The timeline for some debt forgiveness will also be shortened under the new plan, especially for community college students.
After 10 years, the new plan would relieve outstanding debts for people who took out less than $12,000 in loans initially -- commonly students who attend less expensive, shorter programs like community college.
The Department of Education has estimated that 85% of community college students would be debt-free within 10 years, if they enrolled in the new plan.
And, as is already the case under the current income-driven repayment programs, all borrowers with outstanding debt after 20 years of payments would have their debt canceled. (For graduate students, the timeline is slightly longer -- 25 years).
How much will the program cost?
The Department of Education estimated that the new REPAYE Plan would cost a net total of $137.9 billion over the next 10 years.
That cost increase comes after Congress has already decided to keep the budget flat for the Office of Federal Student Aid during the upcoming year -- potentially putting programs on thin ice.
Asked if the Department of Education could still afford the reforms to the plan, a senior administration official said last month that they were still working through the "full impact" but that it was their goal.
"It's true that we were very disappointed with the level of funding we received from Congress for Federal Student Aid, and that's going to make it a challenge for us to carry out a number of our policy initiatives," the senior administration official said.
"We're currently working through the full impact of the funding level that we received from Congress.

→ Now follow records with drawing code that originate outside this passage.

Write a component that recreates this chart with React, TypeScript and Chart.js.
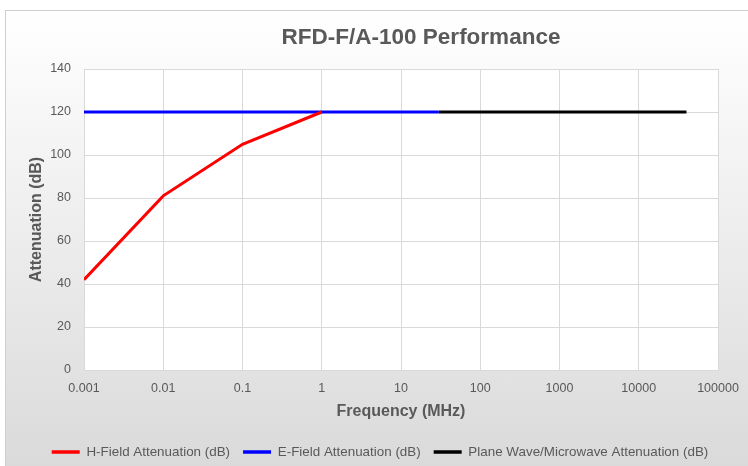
import React, { useEffect, useRef } from "react";
import { Chart, registerables } from "chart.js";

Chart.register(...registerables);

const chartTitle = "RFD-F/A-100 Performance";
const xAxisTitle = "Frequency (MHz)";
const yAxisTitle = "Attenuation (dB)";

const xTickValues = [0.001, 0.01, 0.1, 1, 10, 100, 1000, 10000, 100000];
const xTickLabels = ["0.001", "0.01", "0.1", "1", "10", "100", "1000", "10000", "100000"];

const seriesNames = [
  "H-Field Attenuation (dB)",
  "E-Field Attenuation (dB)",
  "Plane Wave/Microwave Attenuation (dB)",
];
const seriesColors = ["#ff0000", "#0000ff", "#000000"];

const hFieldFreq = [0.001, 0.01, 0.1, 1];
const hFieldAtt = [42, 81, 105, 120];

const eFieldFreq = [0.001, 30];
const eFieldAtt = [120, 120];

const planeWaveFreq = [30, 40000];
const planeWaveAtt = [120, 120];

const FONT = '"Liberation Sans", Arial, sans-serif';
const TEXT = "#595959";
const GRID = "#d9d9d9";

const toPoints = (xs: number[], ys: number[]) => xs.map((x, i) => ({ x, y: ys[i] }));

export default function App() {
  const ref = useRef<HTMLCanvasElement | null>(null);

  useEffect(() => {
    if (!ref.current) return;

    const plotBg = {
      id: "plotBg",
      beforeDraw(chart: any) {
        const { ctx, chartArea } = chart;
        ctx.save();
        ctx.fillStyle = "#ffffff";
        ctx.fillRect(chartArea.left, chartArea.top, chartArea.right - chartArea.left, chartArea.bottom - chartArea.top);
        ctx.restore();
      },
    };

    const shiftBoxes = {
      id: "shiftBoxes",
      afterLayout(chart: any) {
        const t = chart.titleBlock;
        if (t) {
          t.left += 62;
          t.right += 62;
        }
        const l = chart.legend;
        if (l) {
          l.left += 21;
          l.right += 21;
          l.top += 2.7;
          l.bottom += 2.7;
        }
      },
    };

    const datasets = [
      toPoints(hFieldFreq, hFieldAtt),
      toPoints(eFieldFreq, eFieldAtt),
      toPoints(planeWaveFreq, planeWaveAtt),
    ].map((data, i) => ({
      label: seriesNames[i],
      data,
      borderColor: seriesColors[i],
      backgroundColor: seriesColors[i],
      borderWidth: 3,
      pointRadius: 0,
      pointHoverRadius: 0,
      tension: 0,
      fill: false,
    }));

    const chart = new Chart(ref.current, {
      type: "line",
      data: { datasets },
      plugins: [plotBg, shiftBoxes],
      options: {
        animation: false,
        responsive: false,
        devicePixelRatio: 1,
        layout: { padding: { left: 0, right: 30, top: 0, bottom: 0 } },
        plugins: {
          title: {
            display: true,
            text: chartTitle,
            color: TEXT,
            font: { family: FONT, size: 22.5, weight: "bold", lineHeight: 1.2 },
            padding: { top: 24, bottom: 18 },
          },
          legend: {
            display: true,
            position: "bottom",
            labels: {
              color: TEXT,
              font: { family: FONT, size: 13.4 },
              boxWidth: 28,
              boxHeight: 3.5,
              padding: 13,
              generateLabels: (c: any) =>
                (Chart.defaults.plugins.legend.labels as any).generateLabels(c).map((l: any) => ({ ...l, lineWidth: 0 })),
            },
          },
          tooltip: { enabled: false },
        },
        scales: {
          x: {
            type: "logarithmic",
            min: 0.001,
            max: 100000,
            afterBuildTicks: (scale: any) => {
              scale.ticks = xTickValues.map((v) => ({ value: v }));
            },
            afterFit: (scale: any) => {
              scale.height = 59.6;
              scale.paddingRight = 0;
              scale.paddingLeft = 0;
            },
            ticks: {
              color: TEXT,
              font: { family: FONT, size: 12.5 },
              padding: 11.5,
              autoSkip: false,
              maxRotation: 0,
              callback: (value: any) => {
                const idx = xTickValues.findIndex((v) => Math.abs(Math.log10(v) - Math.log10(Number(value))) < 1e-6);
                return idx >= 0 ? xTickLabels[idx] : "";
              },
            },
            grid: { color: GRID, lineWidth: 1, drawTicks: false },
            border: { color: GRID },
            title: {
              display: true,
              text: xAxisTitle,
              color: TEXT,
              font: { family: FONT, size: 16, weight: "bold", lineHeight: 1.2 },
              padding: { top: 0, bottom: 8 },
            },
          },
          y: {
            type: "linear",
            min: 0,
            max: 140,
            afterFit: (scale: any) => {
              scale.width = 84;
            },
            ticks: {
              stepSize: 20,
              color: TEXT,
              font: { family: FONT, size: 12.5 },
              padding: 13,
            },
            grid: { color: GRID, lineWidth: 1, drawTicks: false },
            border: { color: GRID },
            title: {
              display: true,
              text: yAxisTitle,
              color: TEXT,
              font: { family: FONT, size: 16, weight: "bold", lineHeight: 1.2 },
              padding: { top: 27, bottom: 0 },
            },
          },
        },
      } as any,
    });

    return () => chart.destroy();
  }, []);

  return (
    <div style={{ position: "fixed", left: 0, top: 0, width: 748, height: 466, overflow: "hidden", background: "#ffffff" }}>
      <div
        style={{
          position: "absolute",
          left: 5,
          top: 10,
          width: 760,
          height: 470,
          boxSizing: "border-box",
          border: "1px solid #d0d0d0",
          background: "linear-gradient(180deg, #ffffff 0%, #ececec 50%, #d9d9d9 100%)",
        }}
      />
      <canvas ref={ref} width={748} height={466} style={{ position: "absolute", left: 0, top: 0, width: 748, height: 466 }} />
    </div>
  );
}
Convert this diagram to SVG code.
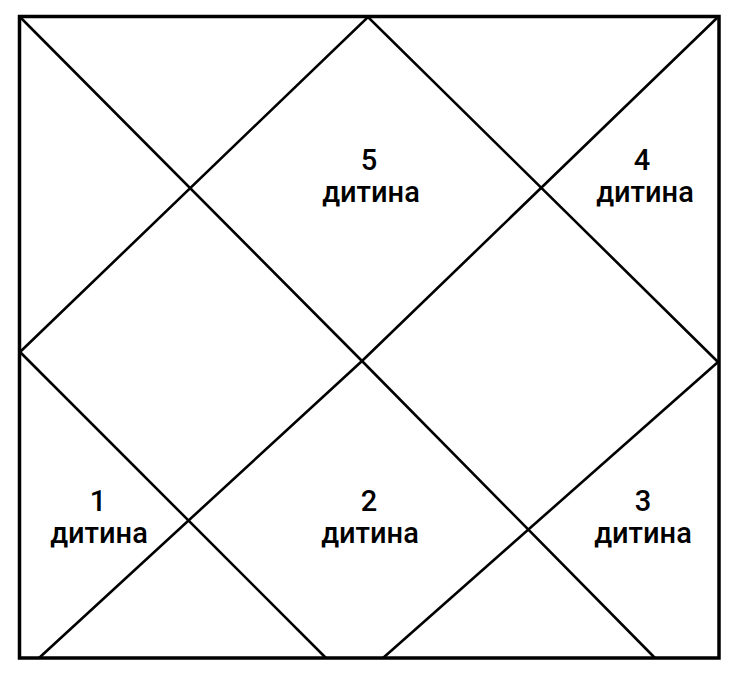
<svg xmlns="http://www.w3.org/2000/svg" width="739" height="675" viewBox="0 0 739 675">
<style>
.frame{fill:none;stroke:#000;stroke-width:3.5}
.ln{fill:none;stroke:#000;stroke-width:2.6;stroke-linejoin:miter}
.lbl{font-family:Roboto,"Liberation Sans","DejaVu Sans",sans-serif;font-weight:500;font-size:29px;fill:#000;text-anchor:middle}
</style>
<rect width="739" height="675" fill="#fff"/>
<g id="connectors">
<polyline class="ln" points="20,17 362,361 655,658"/>
<polyline class="ln" points="718,17 362,361 39,658"/>
<polyline class="ln" points="20,352 368,17 718,362"/>
<line class="ln" x1="20" y1="352" x2="326" y2="658"/>
<line class="ln" x1="718" y1="362" x2="383" y2="658"/>
</g>
<rect id="frame" class="frame" x="19.5" y="16.5" width="699.5" height="641.5"/>
<g id="node5"><text class="lbl" x="369" y="170">5</text><text class="lbl" x="371" y="202">дитина</text></g>
<g id="node4"><text class="lbl" x="642" y="170">4</text><text class="lbl" x="645" y="202">дитина</text></g>
<g id="node1"><text class="lbl" x="98" y="511">1</text><text class="lbl" x="99" y="543">дитина</text></g>
<g id="node2"><text class="lbl" x="369" y="511">2</text><text class="lbl" x="370" y="543">дитина</text></g>
<g id="node3"><text class="lbl" x="643" y="511">3</text><text class="lbl" x="643" y="543">дитина</text></g>
</svg>
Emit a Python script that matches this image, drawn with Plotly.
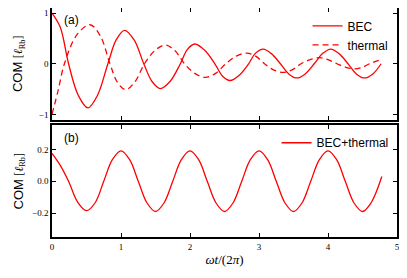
import plotly.graph_objects as go
from plotly.subplots import make_subplots

# ---- data ----
t_bec = [0, 0.12, 0.24, 0.38, 0.52, 0.66, 0.81, 0.93, 1.05, 1.19, 1.33, 1.45, 1.57, 1.71,
         1.86, 1.96, 2.07, 2.21, 2.36, 2.47, 2.58, 2.71, 2.85, 2.95, 3.06, 3.18, 3.31, 3.43,
         3.55, 3.67, 3.80, 3.92, 4.04, 4.16, 4.29, 4.41, 4.53, 4.65, 4.77]
bec = [1.0, 0.72, 0.0, -0.62, -0.87, -0.62, 0.0, 0.47, 0.66, 0.47, 0.0, -0.35, -0.49, -0.35,
       0.0, 0.28, 0.39, 0.27, 0.0, -0.24, -0.33, -0.23, 0.0, 0.21, 0.29, 0.20, 0.0, -0.20,
       -0.28, -0.20, 0.0, 0.20, 0.29, 0.20, 0.0, -0.20, -0.28, -0.20, 0.0]

t_th = [0, 0.09, 0.18, 0.36, 0.55, 0.70, 0.84, 0.95, 1.07, 1.20, 1.34, 1.49, 1.64, 1.78,
        1.92, 2.07, 2.22, 2.37, 2.52, 2.67, 2.82, 2.95, 3.08, 3.21, 3.35, 3.48, 3.61, 3.74,
        3.88, 4.00, 4.13, 4.26, 4.39, 4.50, 4.60, 4.77]
thermal = [-1.0, -0.52, 0.0, 0.57, 0.77, 0.55, 0.0, -0.37, -0.51, -0.36, 0.0, 0.26, 0.37, 0.26,
           0.0, -0.19, -0.27, -0.19, 0.0, 0.15, 0.21, 0.15, 0.0, -0.12, -0.17, -0.12, 0.0, 0.08,
           0.12, 0.08, 0.0, -0.07, -0.10, -0.07, 0.0, 0.08]

t_mix = [0, 0.12, 0.24, 0.37, 0.5, 0.625, 0.75, 0.875, 1.0, 1.125, 1.25, 1.375, 1.5, 1.625,
         1.75, 1.875, 2.0, 2.125, 2.25, 2.375, 2.5, 2.625, 2.75, 2.875, 3.0, 3.125, 3.25,
         3.375, 3.5, 3.625, 3.75, 3.875, 4.0, 4.125, 4.25, 4.375, 4.5, 4.625, 4.78]
mix = [0.175, 0.10, 0.0, -0.13, -0.185, -0.135, 0.0, 0.135, 0.19, 0.135, 0.0, -0.135, -0.19, -0.135,
       0.0, 0.135, 0.19, 0.135, 0.0, -0.135, -0.19, -0.135, 0.0, 0.135, 0.19, 0.135, 0.0,
       -0.135, -0.19, -0.135, 0.0, 0.135, 0.19, 0.135, 0.0, -0.135, -0.19, -0.135, 0.03]

x_ticks = [0, 1, 2, 3, 4, 5]
top_ticks = [-1, 0, 1]
top_labels = ["\u22121", "0", "1"]
bot_ticks = [-0.2, 0.0, 0.2]
bot_labels = ["\u22120.2", "0.0", "0.2"]

RED = "#ff0000"
SERIF = "Liberation Serif"
SANS = "Liberation Sans"

fig = make_subplots(rows=2, cols=1, shared_xaxes=False, vertical_spacing=0.03)

line_kw = dict(color=RED, width=1.3, shape="spline", smoothing=1.0)
fig.add_trace(go.Scatter(x=t_bec, y=bec, mode="lines", name="BEC",
                         line=line_kw, legend="legend"), row=1, col=1)
fig.add_trace(go.Scatter(x=t_th, y=thermal, mode="lines", name="thermal",
                         line=dict(line_kw, dash="6px,4px"), legend="legend"), row=1, col=1)
fig.add_trace(go.Scatter(x=t_mix, y=mix, mode="lines", name="BEC+thermal",
                         line=line_kw, legend="legend2"), row=2, col=1)

axis_common = dict(showline=True, mirror="allticks", linecolor="black", linewidth=1.6,
                   ticks="inside", ticklen=4, tickwidth=0.8, tickcolor="black",
                   showgrid=False, zeroline=False, automargin=False,
                   tickfont=dict(family=SERIF, size=9, color="black"))

fig.update_xaxes(range=[0, 5], tickvals=x_ticks, **axis_common)
fig.update_xaxes(showticklabels=False, row=1, col=1)
fig.update_xaxes(ticktext=[str(v) for v in x_ticks], row=2, col=1,
                 title=dict(text="<i>\u03c9t</i>/(2<i>\u03c0</i>)",
                            font=dict(family=SERIF, size=13, color="black"), standoff=4))

ytitle = ("<span style='font-family:Liberation Sans;font-size:13px'>COM</span> "
          "<span style='font-family:Liberation Serif;font-size:12px'>[<i>\u2113</i><sub>Rb</sub>]</span>")
fig.update_yaxes(range=[-1.1, 1.1], tickvals=top_ticks, ticktext=top_labels, row=1, col=1,
                 title=dict(text=ytitle, standoff=14, font=dict(size=13, color="black")), **axis_common)
fig.update_yaxes(range=[-0.35, 0.35], tickvals=bot_ticks, ticktext=bot_labels, row=2, col=1,
                 title=dict(text=ytitle, standoff=6, font=dict(size=13, color="black")), **axis_common)

# page body has an 8px default margin, so the figure is shifted 8px right/down
fig.update_layout(
    width=399, height=270,
    margin=dict(l=44, r=10, t=0, b=41),
    paper_bgcolor="white", plot_bgcolor="white",
    yaxis=dict(domain=[0.513, 1.0]),
    yaxis2=dict(domain=[0.0, 0.487]),
    legend=dict(x=0.99, y=0.985, xanchor="right", yanchor="top", bgcolor="rgba(0,0,0,0)",
                font=dict(family=SANS, size=12, color="black"), tracegroupgap=0, itemwidth=30),
    legend2=dict(x=0.99, y=0.475, xanchor="right", yanchor="top", bgcolor="rgba(0,0,0,0)",
                 font=dict(family=SANS, size=12, color="black"), itemwidth=30),
    showlegend=True,
)

fig.add_annotation(text="(a)", xref="x domain", yref="y domain", x=0.03, y=0.97,
                   xanchor="left", yanchor="top", showarrow=False,
                   font=dict(family=SANS, size=12, color="black"))
fig.add_annotation(text="(b)", xref="x2 domain", yref="y2 domain", x=0.03, y=0.97,
                   xanchor="left", yanchor="top", showarrow=False,
                   font=dict(family=SANS, size=12, color="black"))

fig.write_html("out.html")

And again, our goal is to implement this IDR plan in 2023," the official said.
Critics of the new plan argue that it could cost even more if it incentivizes more people to take out student loans by changing the rules in borrowers' favor.
"The changes mean that most undergraduate borrowers will expect to only repay a fraction of the amount they borrow, turning student loans partially into grants," Adam Looney, a senior fellow at the Brookings Institution, wrote in September, when the plan was first announced.
"It's a plan to reduce the cost of college, not by reducing tuition paid, but by offering students loans and then allowing them not to pay them back," he said then.
But a senior administration official pushed back on that criticism.
"Almost every time there is a change in student loans to make the terms more generous for students, people talk about moral hazards and potential abuse of the program and there's just, you know, there's just no evidence that those predictions have ever come to pass," the official said in January.
The Education Department is attempting to change the repayment system because Americans are taking on higher debts than ever before, the official said.
"And the result has been that student debt makes it difficult, even for college graduates, to climb into the middle class, buy a home, start a family, and that many students are left worse off because of their student debt than if they had never gone to college at all," the official said.
"So our goals are to address those challenges, which are very real."